Strategic Licensing Gaining Start-up Awareness
When Dreamworks’ original production of “Shrek” was launched, it was anything but a sure thing from a licensing standpoint. In the world of product licensing, anything made of plastic (“hardlines” in the trade) has to begin production 18 months prior to release. Starring a grouchy, sarcastic ogre and an un-princess-like heroin, using movie industry jokes that flew over kids’ heads but left their parents chuckling, the movie didn’t fit the typical animated feature model. It was an open parody. Yet at the film’s release, the green ogre was unavoidable in the marketplace. Not limited to just making licensed product agreements, there were several promotional partnerships (with Burger King as well as little chocolate Shreks” from Baskin-Robbins). Additionally, a Shrek musical was in the works on the week of the film’s release. All of this done for an untried brand by a then-upstart studio using a new way of storytelling in a medium that had succeeded with few variations. This would all seem incredibly risky were it not for the brand extension program that leveraged partnerships creating far broader exposure than the small studio could afford. Having Burger King and Baskin-Robbins field prime-time TV spots and a unique character splashed at eye-level throughout large retail chains during a movie release represented the kind of brand exposure and increased awareness that no campaign funded by a single company could match.

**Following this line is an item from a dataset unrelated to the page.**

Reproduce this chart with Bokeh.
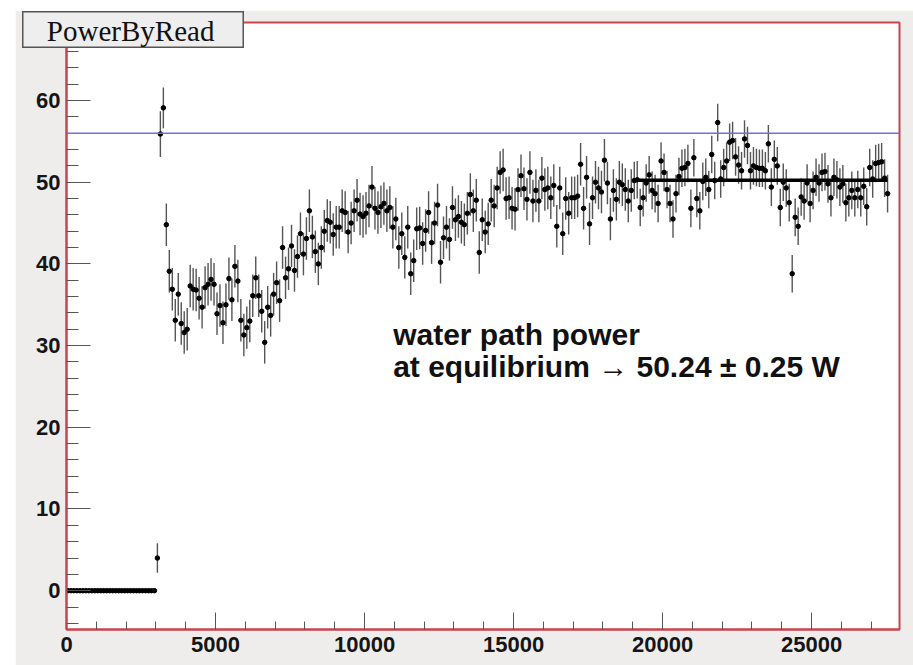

Licensing as a marketing vehicle not only paid off in exposure for the movie release but also became a lucrative consumer products business on it’s own. Had the consumer products faded in value following the movie it wouldn’t have mattered, because the program had helped to launch the brand so successfully.
Strategic Licensing Creatings Added Revenue
Capitol Studios, the iconic recording studio housed in the Capitol Records Tower in Hollywood, recently entered the licensing world with a single cautious step that paid off. Sensitive to the perceptions of A-list artists and producers that make up their core business, Capitol could not afford to extend their brand in any way that cheapened it in the minds of their exclusive clientele. After surveying the market using the brand guidelines provided by their branding strategy agency, they identified a small division of Logitech, called Ultimate Ears. Ultimate Ears was already responsible for most of the in-ear speakers (“monitors”) used by A-list artists in live concerts. Capitol launched its branded In-Ear Monitors in 2010 to resounding applause by the music industry’s elite. The studio wisely chose to have their own legendary audio engineers use Ultimate Ears in product development and tuning. This creating an uncontested point of authenticity for the brand with it’s first licensed product. It has also generated new revenues as well as laid a foundation for acceptance among the studio’s core clients and a confirmation that their trust in the brand would not be betrayed. Certainly, Capitol could have sold more units by simply licensing their brand to a headphone maker that sold to the mass market but they knew that would have spelled the beginning of the end of the great studio.
Prepare for capitalizing on brand licensing by knowing your core market’s values and attitudes. Do you have a brand identity that speaks directly to your customers? If so, it can often be translated into relevant, profitable licensing opportunities supporting or enhancing your core marketing strategy and creating added revenue.